6. Limitations and Future Research Directions
Adaptive similarity modules sometimes present challenges in computational cost, especially for large graphs with dense similarity computations. Recent work mitigates these via strategies such as sparse transition graphs, transition node projections, and efficient pooling/coarsening (Fan et al., 2023, Xu et al., 2020).
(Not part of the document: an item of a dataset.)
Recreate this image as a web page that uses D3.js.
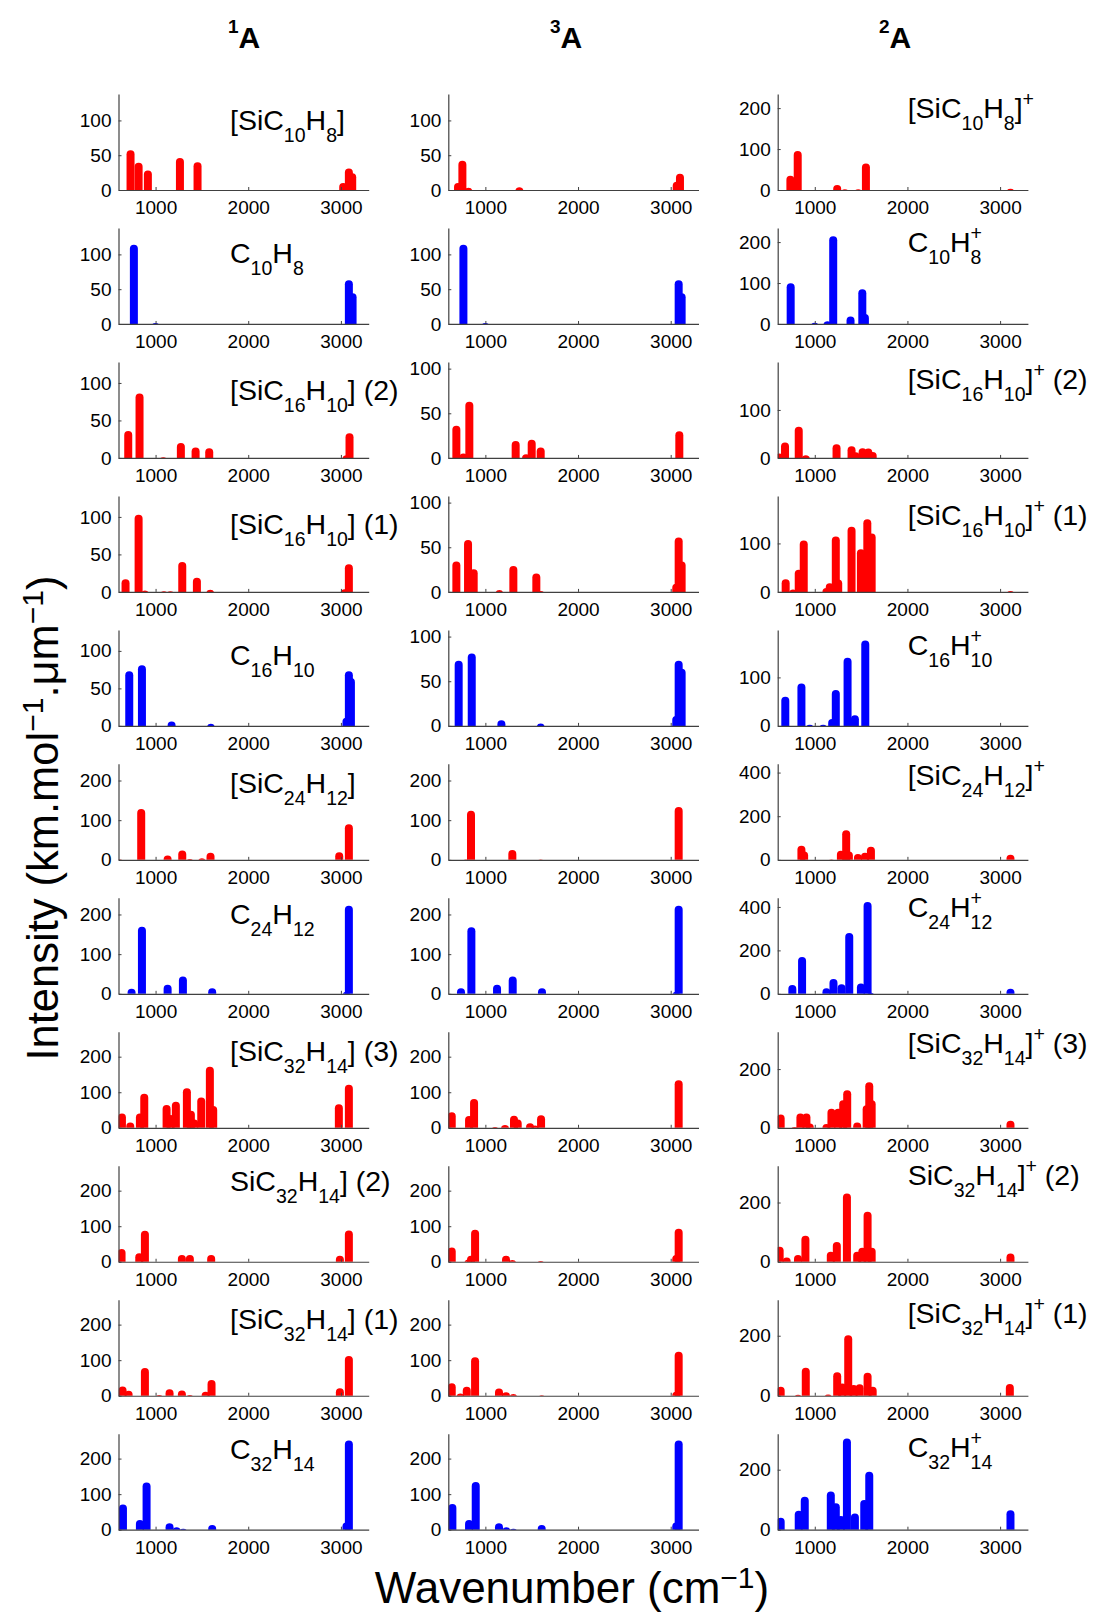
<!DOCTYPE html>
<html><head><meta charset="utf-8">
<script src="https://cdn.jsdelivr.net/npm/d3@7"></script>
<style>
body{margin:0;background:#fff}
svg{display:block}
text{font-family:"Liberation Sans",Arial,Helvetica,sans-serif;fill:#000}
</style>
</head><body>
<svg id="chart" width="1093" height="1614"></svg>
<script>
// ---------------- DATA ----------------
// x axis
const wnDomain = [600, 3300];
const xTicks = [1000, 2000, 3000];
// column (electronic state) titles
const stateNumbers = ["1", "3", "2"];
const stateLetter = "A";
// molecule kind per row (Si-complex red, bare PAH blue)
const rowKinds = ["Si","PAH","Si","Si","PAH","Si","PAH","Si","Si","Si","PAH"];
// panel labels
const labels1A = ["[SiC_{10}H_{8}]","C_{10}H_{8}","[SiC_{16}H_{10}] (2)","[SiC_{16}H_{10}] (1)","C_{16}H_{10}",
  "[SiC_{24}H_{12}]","C_{24}H_{12}","[SiC_{32}H_{14}] (3)","SiC_{32}H_{14}] (2)","[SiC_{32}H_{14}] (1)","C_{32}H_{14}"];
const labels3A = ["","","","","","","","","","",""];
const labels2A = ["[SiC_{10}H_{8}]^{+}","C_{10}H^{+}_{8}","[SiC_{16}H_{10}]^{+} (2)","[SiC_{16}H_{10}]^{+} (1)","C_{16}H^{+}_{10}",
  "[SiC_{24}H_{12}]^{+}","C_{24}H^{+}_{12}","[SiC_{32}H_{14}]^{+} (3)","SiC_{32}H_{14}]^{+} (2)","[SiC_{32}H_{14}]^{+} (1)","C_{32}H^{+}_{14}"];
// y-axis upper limits and ticks
const yMax1A = [138,138,128,128,128,242,242,270,270,270,270];
const yMax3A = [138,138,107.5,107.5,107.5,242,242,270,270,270,270];
const yMax2A = [234.5,234.5,200,198,198,440,442,327,324,320,320];
const yTicks1A = [[0,50,100],[0,50,100],[0,50,100],[0,50,100],[0,50,100],[0,100,200],[0,100,200],[0,100,200],[0,100,200],[0,100,200],[0,100,200]];
const yTicks3A = yTicks1A;
const yTicks2A = [[0,100,200],[0,100,200],[0,100],[0,100],[0,100],[0,200,400],[0,200,400],[0,200],[0,200],[0,200],[0,200]];

// peaks: [wavenumber cm-1, intensity km/mol/um]
// ---- 1A ----
const SiC10H8_1A = [[730,57],[817,39],[917,28],[1263,46],[1453,40],[3025,10],[3086,31],[3122,24]];
const C10H8_1A = [[766,114],[1000,1.5],[3086,63],[3126,44]];
const SiC16H10_2_1A = [[705,36],[827,86],[1083,1],[1273,20],[1432,14],[1579,13],[3060,3.5],[3093,33]];
const SiC16H10_1_1A = [[676,17],[817,103],[885,2],[1090,1],[1160,1],[1288,40],[1446,19],[1590,3],[3040,3.5],[3086,37]];
const C16H10_1A = [[716,73],[853,81],[1173,6],[1597,2.7],[3060,11],[3086,73],[3108,64]];
const SiC24H12_1A = [[615,1],[845,128],[1130,11],[1288,23.5],[1370,2],[1500,4],[1593,17.6],[2982,19],[3086,90]];
const C24H12_1A = [[741,13],[853,169],[1130,23],[1295,43.5],[1611,14],[3060,5],[3086,222]];
const SiC32H14_3_1A = [[637,40],[727,15],[831,40],[878,96],[1119,64],[1162,36],[1219,73],[1338,111],[1381,48],[1417,23],[1493,85],[1586,172],[1622,61],[2978,66],[3086,121]];
const SiC32H14_2_1A = [[633,36],[824,24],[885,87],[1284,19],[1370,19],[1600,19],[2989,17],[3086,88]];
const SiC32H14_1_1A = [[644,26],[709,14],[885,78],[1040,2],[1151,18],[1284,15],[1370,2],[1540,11],[1604,44],[2989,21],[3086,112]];
const C32H14_1A = [[648,71],[831,27],[903,133],[1151,18],[1227,6.6],[1298,3],[1611,13],[3060,20],[3086,251]];
// ---- 3A ----
const SiC10H8_3A = [[705,10],[752,42],[817,3.4],[1367,3.8],[3065,12],[3100,23.5]];
const C10H8_3A = [[763,114],[1000,1.5],[3086,63],[3118,44]];
const SiC16H10_2_3A = [[687,36],[763,5],[827,63],[1327,19],[1439,4],[1500,20.5],[1597,11.6],[3093,30]];
const SiC16H10_1_3A = [[687,34],[813,58],[874,25.5],[1151,2],[1302,29],[1550,20.6],[1597,1],[3060,9],[3086,61],[3118,34]];
const C16H10_3A = [[712,73],[853,81],[1173,6.4],[1597,2.6],[3060,11],[3086,73],[3118,64]];
const SiC24H12_3A = [[790,1],[845,124],[1291,25],[1597,1],[3086,133]];
const C24H12_3A = [[737,14],[849,168],[1126,23],[1295,43.5],[1611,14],[3060,5],[3086,222]];
const SiC32H14_3_3A = [[637,44],[824,33],[878,81],[1104,2],[1212,7.5],[1309,34],[1349,23],[1482,13],[1536,6.6],[1601,35],[3086,134]];
const SiC32H14_2_3A = [[637,40],[817,6.6],[845,17],[889,90],[1223,17],[1291,5],[1597,2],[3060,19],[3086,92.5]];
const SiC32H14_1_3A = [[637,35],[730,6.6],[799,25.5],[889,108.5],[1147,20],[1223,10],[1302,5],[1608,1],[3060,11],[3086,124]];
const C32H14_3A = [[644,72],[824,27],[896,134],[1147,18],[1227,6.6],[1302,3],[1608,13],[3060,20],[3086,251]];
// ---- 2A (cations) ----
const SiC10H8_2A = [[737,35],[816,95.5],[1242,12],[1325,2],[1469,2],[1552,65],[3112,3.3]];
const C10H8_2A = [[740,99.6],[1000,3],[1137,6.5],[1199,214],[1386,18],[1513,85],[1541,24.5]];
const SiC16H10_2_2A = [[614,9],[679,32],[827,65],[903,5.6],[1235,28.7],[1397,24.5],[1440,12],[1516,20],[1578,19.6],[1625,12.6]];
const SiC16H10_1_2A = [[686,26],[765,5],[827,45.5],[881,106],[1126,8],[1162,18],[1227,114.5],[1253,25.5],[1397,134.5],[1498,88],[1567,150],[1614,120.7],[3112,2]];
const C16H10_2A = [[682,60],[856,87.6],[946,2.5],[1090,2.5],[1188,14],[1227,74],[1354,140.7],[1433,22],[1545,176]];
const SiC24H12_2A = [[856,65],[885,38],[1180,2],[1282,42],[1339,136],[1368,38],[1466,27],[1542,33],[1606,60.6],[3112,23]];
const C24H12_2A = [[758,41],[863,170],[1126,26],[1202,68],[1289,44],[1372,280],[1498,48],[1570,423],[1603,5],[3112,23]];
const SiC32H14_3_2A = [[632,45.5],[783,3],[845,49],[910,49],[946,15],[1126,12.5],[1180,65],[1253,65],[1307,94],[1350,128],[1458,18],[1560,77],[1588,155],[1614,94],[3112,24]];
const SiC32H14_2_2A = [[621,50.5],[697,14.6],[819,22.5],[899,87.6],[1173,33.7],[1238,67],[1347,230],[1458,33.7],[1513,47],[1570,168.5],[1614,47],[3112,28]];
const SiC32H14_1_2A = [[632,30],[820,3],[903,93],[1144,4],[1242,78],[1296,41],[1361,202],[1419,35.5],[1484,38],[1570,77],[1625,30],[3105,39]];
const C32H14_2A = [[632,40],[827,63],[892,110],[1173,127],[1227,88],[1282,45.5],[1347,304],[1433,54],[1534,99],[1588,193],[3112,65]];

const data1A = [SiC10H8_1A,C10H8_1A,SiC16H10_2_1A,SiC16H10_1_1A,C16H10_1A,SiC24H12_1A,C24H12_1A,SiC32H14_3_1A,SiC32H14_2_1A,SiC32H14_1_1A,C32H14_1A];
const data3A = [SiC10H8_3A,C10H8_3A,SiC16H10_2_3A,SiC16H10_1_3A,C16H10_3A,SiC24H12_3A,C24H12_3A,SiC32H14_3_3A,SiC32H14_2_3A,SiC32H14_1_3A,C32H14_3A];
const data2A = [SiC10H8_2A,C10H8_2A,SiC16H10_2_2A,SiC16H10_1_2A,C16H10_2A,SiC24H12_2A,C24H12_2A,SiC32H14_3_2A,SiC32H14_2_2A,SiC32H14_1_2A,C32H14_2A];

// ---------------- LAYOUT ----------------
const colLeft = [118.5, 448.3, 777.7];
const plotW = 250.2, plotH = 96, firstBottom = 190, rowStep = 133.97;
const titleCenter = [244, 566, 895];
const labelX = [230, 0, 907.7];
const labelOffset = [
  [36,35.3,38.3,38.3,35.3,29.3,26.3,29.3,25.3,29.6,25.6],
  [0,0,0,0,0,0,0,0,0,0,0],
  [24.3,23.7,26.6,28.6,25.3,21,18.7,21.6,19.3,23.6,23]
];
const barWidth = 8, capR = barWidth / 2;
const kindColor = {Si: "#ff0000", PAH: "#0000ff"};
const axisColor = "#404040";
const FONT = '"Liberation Sans", Arial, Helvetica, sans-serif';

const svg = d3.select("#chart");

function richText(sel, str, F, f, subDy, supDy) {
  const re = /\^\{([^}]*)\}_\{([^}]*)\}|_\{([^}]*)\}|\^\{([^}]*)\}|([^_^]+)/g;
  let m, cur = 0;
  while ((m = re.exec(str))) {
    if (m[1] !== undefined) {
      const sp = sel.append("tspan").attr("font-size", f).attr("dy", supDy - cur).text(m[1]);
      const w = sp.node().getComputedTextLength();
      sel.append("tspan").attr("font-size", f).attr("dx", -w).attr("dy", subDy - supDy).text(m[2]);
      cur = subDy;
    } else if (m[3] !== undefined) {
      sel.append("tspan").attr("font-size", f).attr("dy", subDy - cur).text(m[3]);
      cur = subDy;
    } else if (m[4] !== undefined) {
      sel.append("tspan").attr("font-size", f).attr("dy", supDy - cur).text(m[4]);
      cur = supDy;
    } else {
      sel.append("tspan").attr("font-size", F).attr("dy", -cur).text(m[5]);
      cur = 0;
    }
  }
}

function styleAxis(g) {
  g.attr("font-family", FONT).attr("font-size", 19).attr("color", "#000");
  g.select(".domain").attr("stroke", axisColor).attr("stroke-width", 1.2);
  g.selectAll(".tick line").attr("stroke", axisColor).attr("stroke-width", 1);
}

const columns = [
  {data: data1A, yMax: yMax1A, ticks: yTicks1A, labels: labels1A},
  {data: data3A, yMax: yMax3A, ticks: yTicks3A, labels: labels3A},
  {data: data2A, yMax: yMax2A, ticks: yTicks2A, labels: labels2A}
];

columns.forEach((col, c) => {
  const left = colLeft[c];
  const x = d3.scaleLinear().domain(wnDomain).range([left, left + plotW]);

  // column title
  const t = svg.append("text").attr("x", titleCenter[c]).attr("y", 48)
    .attr("text-anchor", "middle").attr("font-weight", "bold");
  richText(t, "^{" + stateNumbers[c] + "}" + stateLetter, 30, 19, 0, -15);

  col.data.forEach((peaks, r) => {
    const bottom = firstBottom + r * rowStep, top = bottom - plotH;
    const y = d3.scaleLinear().domain([0, col.yMax[r]]).range([bottom, top]);
    const id = `clip-${c}-${r}`;
    svg.append("clipPath").attr("id", id).append("rect")
      .attr("x", left).attr("y", top - 15).attr("width", plotW).attr("height", plotH + 15);

    svg.append("g").attr("clip-path", `url(#${id})`)
      .selectAll("line").data(peaks).join("line")
      .attr("x1", d => x(d[0])).attr("x2", d => x(d[0]))
      .attr("y1", bottom + capR + 2)
      .attr("y2", d => y(d[1]) + capR)
      .attr("stroke", kindColor[rowKinds[r]])
      .attr("stroke-width", barWidth)
      .attr("stroke-linecap", "round");

    svg.append("g").attr("transform", `translate(0,${bottom})`)
      .call(d3.axisBottom(x).tickValues(xTicks).tickFormat(d3.format("d"))
        .tickSizeInner(-3).tickSizeOuter(0).tickPadding(11))
      .call(styleAxis);
    svg.append("g").attr("transform", `translate(${left},0)`)
      .call(d3.axisLeft(y).tickValues(col.ticks[r]).tickFormat(d3.format("d"))
        .tickSizeInner(-3).tickSizeOuter(0).tickPadding(7))
      .call(styleAxis);

    if (col.labels[r]) {
      const lt = svg.append("text").attr("x", labelX[c]).attr("y", top + labelOffset[c][r]);
      richText(lt, col.labels[r], 28.5, 19.5, 12, -12);
    }
  });
});

// axis titles
const yl = svg.append("text").attr("transform", "translate(58,818) rotate(-90)").attr("text-anchor", "middle");
richText(yl, "Intensity (km.mol^{−1}.μm^{−1})", 43.5, 30, 0, -15);
const xl = svg.append("text").attr("x", 572).attr("y", 1603).attr("text-anchor", "middle");
richText(xl, "Wavenumber (cm^{−1})", 44, 30, 0, -15);
</script>
</body></html>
Moreover, fine-tuning hyperparameters (e.g., number of hop terms, entropy weights, bandwidths) and balancing regularization terms require careful model selection, though adaptive training schemes have reduced dependence on manual tuning.
Open directions include further exploring self-supervised, task-adaptive similarity learning, scaling inference for massive graphs or time-varying networks, and extending adaptive similarity paradigms to broader classes of data beyond graphs, such as multi-relational, hierarchical, or hypergraph structures.
7. Summary Table: Representative Adaptive Similarity Modules
Paper | Key Mechanism | Application Domain |
---|---|---|
(Wang et al., 2018) | EM-adaptive kernel similarity | Image segmentation |
(Berberidis et al., 2018) | Tunable multi-hop spectral weights | Scalable node embeddings |
(Kang et al., 2019) | Similarity-preserving clustering | Unsupervised graph clustering |
(Xu et al., 2020) | Adaptive pooling for efficiency | Graph similarity computation |
(Jin et al., 2020) | Feature-structure graph fusion | Robust node classification |
(Li et al., 2021) | Adaptive multi-head spectral filters | Generalized GNN feature propagation |
(Fan et al., 2023) | Neural parameterized Gaussian kernel | Differential graph structure learning |
(Lu et al., 11 Dec 2024) | Context/uncertainty-adaptive mixup | Semi-supervised node classification |
(Wang et al., 13 Dec 2024) | Differentiable, interpretable alignment | Graph similarity, retrieval |
The adaptive similarity graph module is thus a critical component in modern graph learning, enabling data-driven, theoretically sound, and practically robust algorithms that outperform fixed-similarity baselines in a wide range of machine learning and data mining tasks.